INFORMATION SHOWN:
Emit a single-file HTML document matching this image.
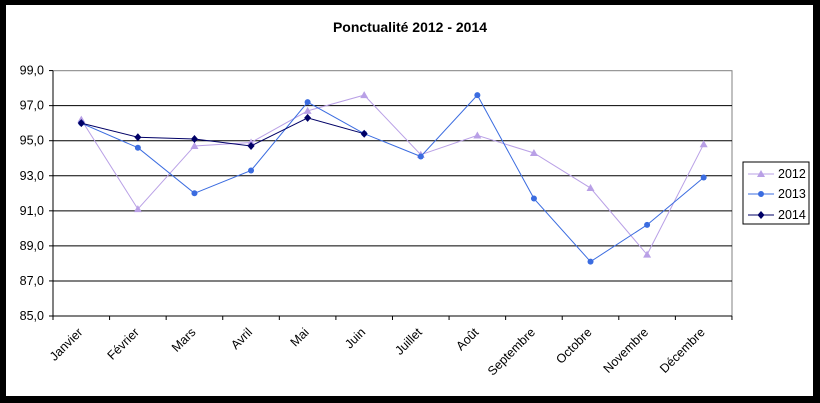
<!DOCTYPE html>
<html><head><meta charset="utf-8"><style>
html,body{margin:0;padding:0;background:#fff;}
body{width:820px;height:403px;overflow:hidden;}
svg{display:block;font-family:"Liberation Sans",Arial,sans-serif;}
</style></head><body>
<svg id="c" width="820" height="403" xmlns="http://www.w3.org/2000/svg">
<rect x="0" y="0" width="820" height="403" fill="#000"/>
<rect x="6" y="5" width="807" height="391" fill="#fff"/>
<text x="410" y="32" text-anchor="middle" font-size="14" font-weight="bold">Ponctualité 2012 - 2014</text>
<rect x="53" y="70.7" width="679" height="245.3" fill="#fff" stroke="#808080" stroke-width="1"/>
<g id="g"></g>
<rect x="743" y="162" width="66" height="62" fill="#fff" stroke="#000" stroke-width="1"/>
<line x1="748" y1="174" x2="774" y2="174" stroke="#b9a0e6"/><polygon points="761,170 765,177 757,177" fill="#b9a0e6"/>
<text x="778" y="178" font-size="12.5">2012</text>
<line x1="748" y1="194" x2="774" y2="194" stroke="#3b6ce0"/><circle cx="761" cy="194" r="3" fill="#3b6ce0"/>
<text x="778" y="198" font-size="12.5">2013</text>
<line x1="748" y1="215" x2="774" y2="215" stroke="#000066"/><polygon points="761,211 764.5,215 761,219 757.5,215" fill="#000066"/>
<text x="778" y="219" font-size="12.5">2014</text>
</svg>
<script>
var g=document.getElementById('g'),s='';
function Y(v){return 316-(v-85)*17.53;}
function X(i){return 53+28.3+i*56.58;}
for(var v=87;v<=99;v+=2){var y=Y(v);if(v<99)s+='<line x1="53" y1="'+y+'" x2="732" y2="'+y+'" stroke="#000"/>';}
s+='<line x1="53" y1="316" x2="732" y2="316" stroke="#000"/><line x1="53" y1="70.7" x2="53" y2="316" stroke="#000"/>';
for(var v=85;v<=99;v+=2){var y=Y(v);s+='<line x1="49" y1="'+y+'" x2="53" y2="'+y+'" stroke="#000"/><text x="44" y="'+(y+4)+'" font-size="12.5" text-anchor="end">'+v+',0</text>';}
for(var i=0;i<=12;i++){var x=53+i*56.58;s+='<line x1="'+x+'" y1="316" x2="'+x+'" y2="320" stroke="#000"/>';}
var m=['Janvier','Février','Mars','Avril','Mai','Juin','Juillet','Août','Septembre','Octobre','Novembre','Décembre'];
for(var i=0;i<12;i++){var x=X(i)+2,y=333;s+='<text x="'+x+'" y="'+y+'" font-size="12.5" text-anchor="end" transform="rotate(-45 '+x+' '+y+')">'+m[i]+'</text>';}
var d12=[96.2,91.1,94.7,94.9,96.7,97.6,94.2,95.3,94.3,92.3,88.5,94.8];
var d13=[96.0,94.6,92.0,93.3,97.2,95.4,94.1,97.6,91.7,88.1,90.2,92.9];
var d14=[96.0,95.2,95.1,94.7,96.3,95.4];
function line(d,c){var p=d.map(function(v,i){return X(i)+','+Y(v)}).join(' ');return '<polyline points="'+p+'" fill="none" stroke="'+c+'" stroke-width="1"/>';}
s+=line(d12,'#b9a0e6');
d12.forEach(function(v,i){var x=X(i),y=Y(v);s+='<polygon points="'+x+','+(y-4)+' '+(x+4)+','+(y+3)+' '+(x-4)+','+(y+3)+'" fill="#b9a0e6"/>';});
s+=line(d13,'#3b6ce0');
d13.forEach(function(v,i){s+='<circle cx="'+X(i)+'" cy="'+Y(v)+'" r="3" fill="#3b6ce0"/>';});
s+=line(d14,'#000066');
d14.forEach(function(v,i){var x=X(i),y=Y(v);s+='<polygon points="'+x+','+(y-4)+' '+(x+3.5)+','+y+' '+x+','+(y+4)+' '+(x-3.5)+','+y+'" fill="#000066"/>';});
g.innerHTML=s;
</script>
</body></html>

GIVEN PROBLEM: Reproduce every line of the material precisely, omitting its pictures.

TASK RESULT:
Emit a single-file HTML document matching this image.
<!DOCTYPE html>
<html><head><meta charset="utf-8"><style>
html,body{margin:0;padding:0;background:#fff;}
body{width:820px;height:403px;overflow:hidden;}
svg{display:block;font-family:"Liberation Sans",Arial,sans-serif;}
</style></head><body>
<svg id="c" width="820" height="403" xmlns="http://www.w3.org/2000/svg">
<rect x="0" y="0" width="820" height="403" fill="#000"/>
<rect x="6" y="5" width="807" height="391" fill="#fff"/>
<text x="410" y="32" text-anchor="middle" font-size="14" font-weight="bold">Ponctualité 2012 - 2014</text>
<rect x="53" y="70.7" width="679" height="245.3" fill="#fff" stroke="#808080" stroke-width="1"/>
<g id="g"></g>
<rect x="743" y="162" width="66" height="62" fill="#fff" stroke="#000" stroke-width="1"/>
<line x1="748" y1="174" x2="774" y2="174" stroke="#b9a0e6"/><polygon points="761,170 765,177 757,177" fill="#b9a0e6"/>
<text x="778" y="178" font-size="12.5">2012</text>
<line x1="748" y1="194" x2="774" y2="194" stroke="#3b6ce0"/><circle cx="761" cy="194" r="3" fill="#3b6ce0"/>
<text x="778" y="198" font-size="12.5">2013</text>
<line x1="748" y1="215" x2="774" y2="215" stroke="#000066"/><polygon points="761,211 764.5,215 761,219 757.5,215" fill="#000066"/>
<text x="778" y="219" font-size="12.5">2014</text>
</svg>
<script>
var g=document.getElementById('g'),s='';
function Y(v){return 316-(v-85)*17.53;}
function X(i){return 53+28.3+i*56.58;}
for(var v=87;v<=99;v+=2){var y=Y(v);if(v<99)s+='<line x1="53" y1="'+y+'" x2="732" y2="'+y+'" stroke="#000"/>';}
s+='<line x1="53" y1="316" x2="732" y2="316" stroke="#000"/><line x1="53" y1="70.7" x2="53" y2="316" stroke="#000"/>';
for(var v=85;v<=99;v+=2){var y=Y(v);s+='<line x1="49" y1="'+y+'" x2="53" y2="'+y+'" stroke="#000"/><text x="44" y="'+(y+4)+'" font-size="12.5" text-anchor="end">'+v+',0</text>';}
for(var i=0;i<=12;i++){var x=53+i*56.58;s+='<line x1="'+x+'" y1="316" x2="'+x+'" y2="320" stroke="#000"/>';}
var m=['Janvier','Février','Mars','Avril','Mai','Juin','Juillet','Août','Septembre','Octobre','Novembre','Décembre'];
for(var i=0;i<12;i++){var x=X(i)+2,y=333;s+='<text x="'+x+'" y="'+y+'" font-size="12.5" text-anchor="end" transform="rotate(-45 '+x+' '+y+')">'+m[i]+'</text>';}
var d12=[96.2,91.1,94.7,94.9,96.7,97.6,94.2,95.3,94.3,92.3,88.5,94.8];
var d13=[96.0,94.6,92.0,93.3,97.2,95.4,94.1,97.6,91.7,88.1,90.2,92.9];
var d14=[96.0,95.2,95.1,94.7,96.3,95.4];
function line(d,c){var p=d.map(function(v,i){return X(i)+','+Y(v)}).join(' ');return '<polyline points="'+p+'" fill="none" stroke="'+c+'" stroke-width="1"/>';}
s+=line(d12,'#b9a0e6');
d12.forEach(function(v,i){var x=X(i),y=Y(v);s+='<polygon points="'+x+','+(y-4)+' '+(x+4)+','+(y+3)+' '+(x-4)+','+(y+3)+'" fill="#b9a0e6"/>';});
s+=line(d13,'#3b6ce0');
d13.forEach(function(v,i){s+='<circle cx="'+X(i)+'" cy="'+Y(v)+'" r="3" fill="#3b6ce0"/>';});
s+=line(d14,'#000066');
d14.forEach(function(v,i){var x=X(i),y=Y(v);s+='<polygon points="'+x+','+(y-4)+' '+(x+3.5)+','+y+' '+x+','+(y+4)+' '+(x-3.5)+','+y+'" fill="#000066"/>';});
g.innerHTML=s;
</script>
</body></html>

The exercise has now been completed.